*WHAT IS EXPECTED*. Find all lines in the listing that include the word "this", then copy them.

*PROVIDED RECORDS*.
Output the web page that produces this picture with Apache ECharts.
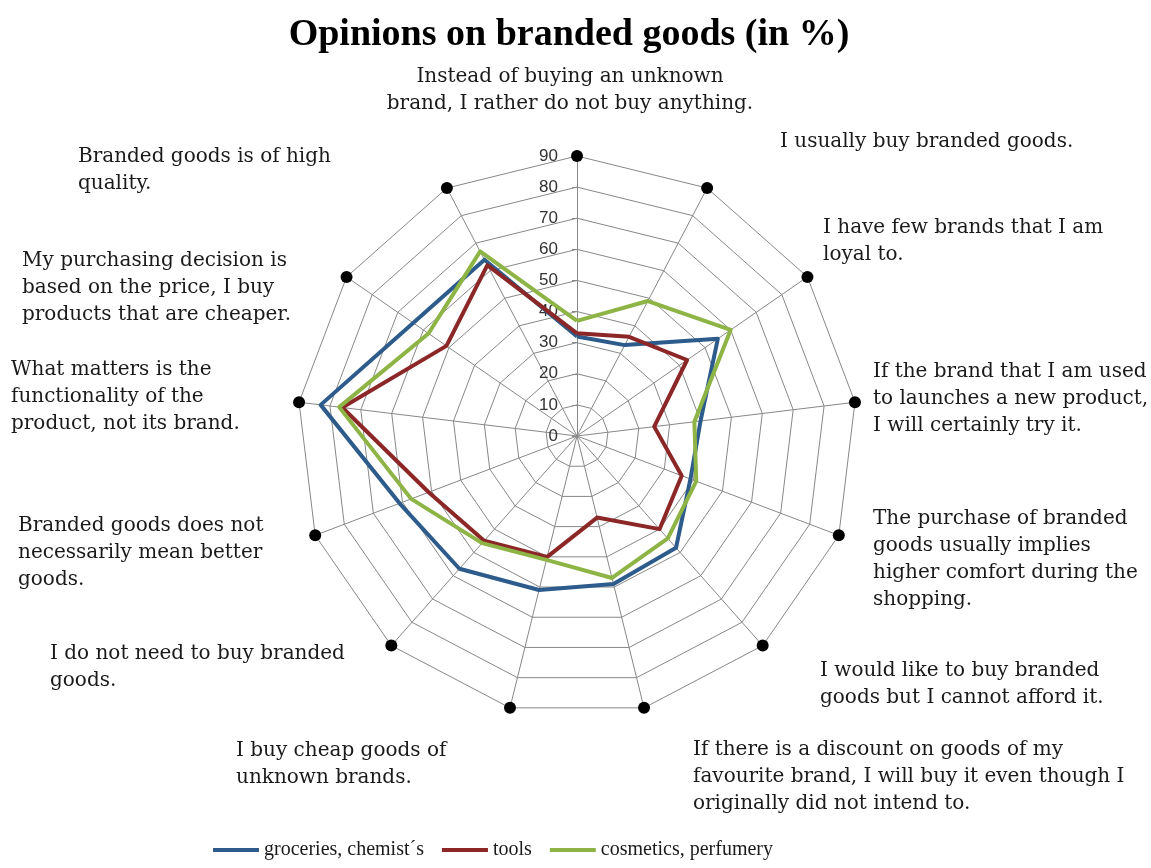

...

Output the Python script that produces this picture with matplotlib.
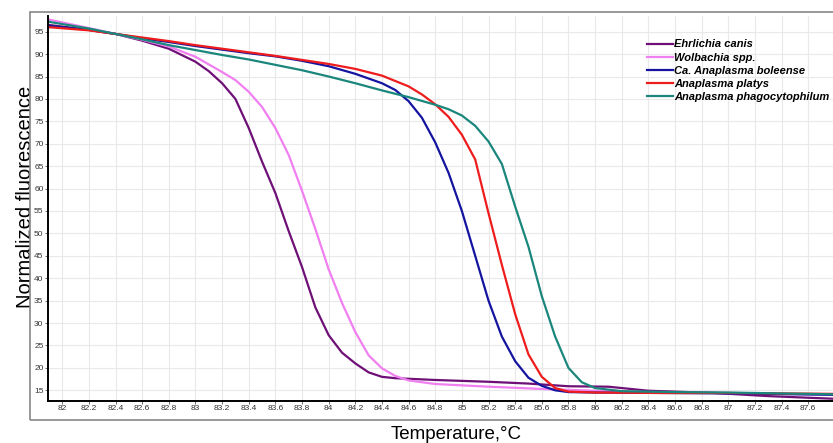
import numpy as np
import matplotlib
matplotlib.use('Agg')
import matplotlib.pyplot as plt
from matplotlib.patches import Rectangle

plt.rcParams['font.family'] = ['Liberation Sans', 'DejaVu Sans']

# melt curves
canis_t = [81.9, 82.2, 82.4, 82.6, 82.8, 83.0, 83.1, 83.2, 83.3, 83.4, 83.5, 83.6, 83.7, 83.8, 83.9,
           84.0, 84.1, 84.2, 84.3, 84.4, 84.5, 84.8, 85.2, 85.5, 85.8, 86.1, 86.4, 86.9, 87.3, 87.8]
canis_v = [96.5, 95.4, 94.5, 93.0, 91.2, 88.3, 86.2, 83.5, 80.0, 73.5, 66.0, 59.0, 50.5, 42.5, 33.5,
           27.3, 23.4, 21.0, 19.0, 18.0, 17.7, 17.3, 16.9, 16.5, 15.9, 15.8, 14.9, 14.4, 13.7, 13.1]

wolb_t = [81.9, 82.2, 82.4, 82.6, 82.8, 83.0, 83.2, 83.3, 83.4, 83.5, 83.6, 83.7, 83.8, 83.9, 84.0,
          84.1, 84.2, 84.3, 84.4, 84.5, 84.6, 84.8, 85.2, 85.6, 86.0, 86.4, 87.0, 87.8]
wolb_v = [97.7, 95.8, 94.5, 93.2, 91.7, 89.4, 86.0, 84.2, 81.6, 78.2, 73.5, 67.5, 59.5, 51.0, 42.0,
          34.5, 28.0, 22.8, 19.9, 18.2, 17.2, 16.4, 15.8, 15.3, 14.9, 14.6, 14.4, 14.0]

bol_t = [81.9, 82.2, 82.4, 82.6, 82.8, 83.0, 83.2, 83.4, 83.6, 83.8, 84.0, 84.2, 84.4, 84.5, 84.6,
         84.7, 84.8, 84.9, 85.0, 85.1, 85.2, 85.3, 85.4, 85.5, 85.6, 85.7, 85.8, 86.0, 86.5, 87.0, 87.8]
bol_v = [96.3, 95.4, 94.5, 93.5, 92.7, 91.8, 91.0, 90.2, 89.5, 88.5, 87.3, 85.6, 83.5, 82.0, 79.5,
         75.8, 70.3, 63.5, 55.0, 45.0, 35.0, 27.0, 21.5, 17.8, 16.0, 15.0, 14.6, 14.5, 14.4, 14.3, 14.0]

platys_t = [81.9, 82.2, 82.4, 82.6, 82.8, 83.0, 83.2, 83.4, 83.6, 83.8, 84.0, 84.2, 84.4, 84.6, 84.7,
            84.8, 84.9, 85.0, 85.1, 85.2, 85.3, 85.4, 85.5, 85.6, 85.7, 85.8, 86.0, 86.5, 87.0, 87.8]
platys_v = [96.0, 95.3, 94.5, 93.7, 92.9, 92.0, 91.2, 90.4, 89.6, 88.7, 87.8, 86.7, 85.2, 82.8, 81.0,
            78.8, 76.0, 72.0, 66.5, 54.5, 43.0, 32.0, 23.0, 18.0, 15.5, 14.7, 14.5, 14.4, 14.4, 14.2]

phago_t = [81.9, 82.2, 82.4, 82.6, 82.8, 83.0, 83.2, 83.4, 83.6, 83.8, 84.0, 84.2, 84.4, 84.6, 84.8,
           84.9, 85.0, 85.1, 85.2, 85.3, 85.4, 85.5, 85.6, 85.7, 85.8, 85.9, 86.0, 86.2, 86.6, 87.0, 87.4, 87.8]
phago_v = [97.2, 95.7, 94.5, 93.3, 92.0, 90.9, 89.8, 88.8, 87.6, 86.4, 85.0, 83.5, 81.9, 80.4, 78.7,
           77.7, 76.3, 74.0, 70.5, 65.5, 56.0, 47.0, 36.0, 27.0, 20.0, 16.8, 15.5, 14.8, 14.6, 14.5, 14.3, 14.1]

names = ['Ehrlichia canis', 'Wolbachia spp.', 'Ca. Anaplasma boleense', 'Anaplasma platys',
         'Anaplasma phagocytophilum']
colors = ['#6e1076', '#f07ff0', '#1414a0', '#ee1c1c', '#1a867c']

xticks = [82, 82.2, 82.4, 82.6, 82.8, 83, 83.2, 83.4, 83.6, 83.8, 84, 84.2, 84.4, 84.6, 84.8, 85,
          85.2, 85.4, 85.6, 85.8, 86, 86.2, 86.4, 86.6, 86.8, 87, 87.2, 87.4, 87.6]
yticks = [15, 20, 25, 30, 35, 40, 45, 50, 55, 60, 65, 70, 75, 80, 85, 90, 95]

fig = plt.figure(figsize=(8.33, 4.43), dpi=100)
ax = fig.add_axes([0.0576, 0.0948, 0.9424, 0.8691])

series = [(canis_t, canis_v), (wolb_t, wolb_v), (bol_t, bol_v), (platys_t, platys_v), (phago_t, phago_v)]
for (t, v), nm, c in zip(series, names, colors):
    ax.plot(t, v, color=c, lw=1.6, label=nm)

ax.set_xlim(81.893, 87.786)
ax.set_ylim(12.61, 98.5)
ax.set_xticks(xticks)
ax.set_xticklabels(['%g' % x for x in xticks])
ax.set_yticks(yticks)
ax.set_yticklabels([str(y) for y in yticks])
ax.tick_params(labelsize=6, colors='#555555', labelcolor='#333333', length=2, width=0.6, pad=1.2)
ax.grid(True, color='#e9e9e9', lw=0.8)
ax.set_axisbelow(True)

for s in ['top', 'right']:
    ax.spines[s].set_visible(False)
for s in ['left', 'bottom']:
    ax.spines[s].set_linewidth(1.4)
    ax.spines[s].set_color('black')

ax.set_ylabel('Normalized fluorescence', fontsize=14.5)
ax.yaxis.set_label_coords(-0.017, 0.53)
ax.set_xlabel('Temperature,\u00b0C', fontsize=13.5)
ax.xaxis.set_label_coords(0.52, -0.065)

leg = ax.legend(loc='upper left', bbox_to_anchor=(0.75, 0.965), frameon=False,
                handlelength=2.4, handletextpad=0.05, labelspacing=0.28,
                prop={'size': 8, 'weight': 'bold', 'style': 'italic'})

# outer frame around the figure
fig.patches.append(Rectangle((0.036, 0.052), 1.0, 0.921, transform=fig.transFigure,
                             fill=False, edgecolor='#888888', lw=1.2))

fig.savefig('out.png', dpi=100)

*THE REPLY*.
Output the web page that produces this picture with Apache ECharts.
Output the Python script that produces this picture with matplotlib.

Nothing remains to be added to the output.